Team
- Curling club: Fort William CC, Thunder Bay

Curling career
- Member Association: Northern Ontario
- Hearts appearances: 0

= Ashley Kallos =

Canadian curler

Ashley Kallos is a Canadian curler from Thunder Bay, Ontario.

As a junior, Kallos only played in one Northern Ontario provincial junior championship, in 2000 but did not win. She has played in two provincial mixed championships, losing in the final in 2006 and winning in 2012 playing third with Mike Assad as skip. Along with Assad, Tayler Kallos and Kady Stachiw, she will represent Northern Ontario at the 2013 Canadian Mixed Curling Championship to be played in November 2012.
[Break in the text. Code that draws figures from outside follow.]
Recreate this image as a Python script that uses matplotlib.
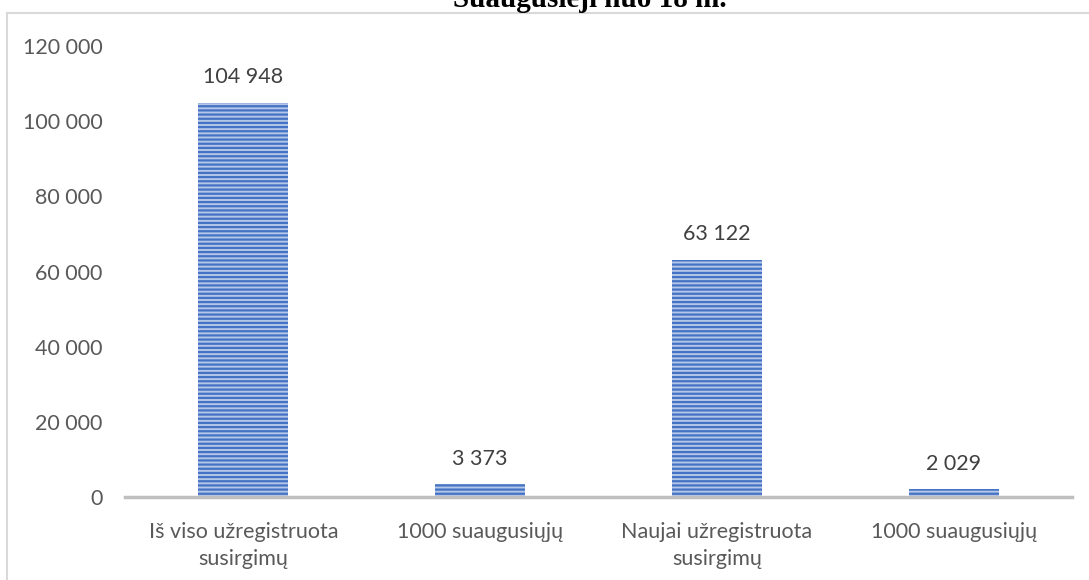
import matplotlib.pyplot as plt
import matplotlib as mpl
from matplotlib.lines import Line2D

# chart data
categories = ["Iš viso užregistruota\nsusirgimų", "1000 suaugusiųjų",
              "Naujai užregistruota\nsusirgimų", "1000 suaugusiųjų"]
values = [104948, 3373, 63122, 2029]
y_ticks = [0, 20000, 40000, 60000, 80000, 100000, 120000]
title = "Suaugusieji nuo 18 m."


def fmt(v):
    return f"{v:,}".replace(",", " ")


mpl.rcParams['hatch.linewidth'] = 1.6
mpl.rcParams['hatch.color'] = '#4472C4'

fig = plt.figure(figsize=(10.89, 5.80), dpi=100)
W, H = 1089, 580
ax = fig.add_axes([125 / W, 1 - 497 / H, (1072 - 125) / W, (497 - 46) / H])

x = range(len(values))
ax.bar(x, values, width=0.38, color='#B4C7E7', edgecolor='#4472C4',
       hatch='----', linewidth=0)

for i, v in zip(x, values):
    ax.annotate(fmt(v), (i, v), xytext=(0, 11), textcoords='offset points',
                ha='center', va='bottom', fontsize=15.5, color='#404040',
                family='Lato')

ax.set_xlim(-0.5, len(values) - 0.5)
ax.set_ylim(0, 120000)
ax.set_yticks(y_ticks)
ax.set_yticklabels([fmt(t) for t in y_ticks], family='Lato', fontsize=15.5,
                   color='#595959')
ax.set_xticks(list(x))
ax.set_xticklabels(categories, family='Lato', fontsize=15.5, color='#595959',
                   linespacing=1.45)
ax.tick_params(axis='both', length=0)
ax.tick_params(axis='y', pad=16)
ax.tick_params(axis='x', pad=18)

for s in ['top', 'right', 'left']:
    ax.spines[s].set_visible(False)
ax.spines['bottom'].set_color('#BFBFBF')
ax.spines['bottom'].set_linewidth(2.5)

# chart area border (partially cropped)
fig.add_artist(Line2D([7 / W, 1], [1 - 12.5 / H, 1 - 12.5 / H],
                      transform=fig.transFigure, color='#D9D9D9', lw=1.5))
fig.add_artist(Line2D([7 / W, 7 / W], [0, 1 - 12.5 / H],
                      transform=fig.transFigure, color='#D9D9D9', lw=1.5))

fig.text(590 / W, 1 - 7 / H, title, ha='center', va='baseline',
         family='Liberation Serif', fontweight='bold', fontsize=21)

fig.savefig('out.png', dpi=100)
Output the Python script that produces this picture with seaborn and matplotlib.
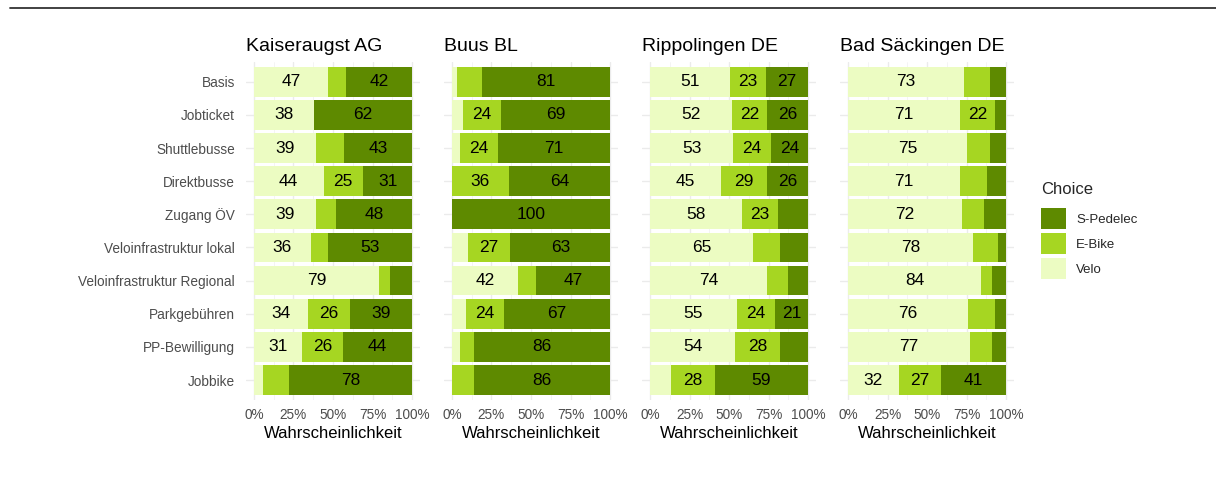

In addition to her success in Northern Ontario, Kallos has participated in three Ontario Scotties Tournament of Hearts (there is no Northern Ontario provincial in women's curling). Her first provincial Hearts was in 2004, playing second for Kirsta Scharf (McCarville). The rink finished 3–6, missing the playoffs. Kallos returned to the provincial Hearts in 2007 playing second for Michele Boland. That team finished 3–6 as well, missing the playoffs. Kallos returned in 2011 this time as a skip, but once again finished 3-6 and out of the playoffs.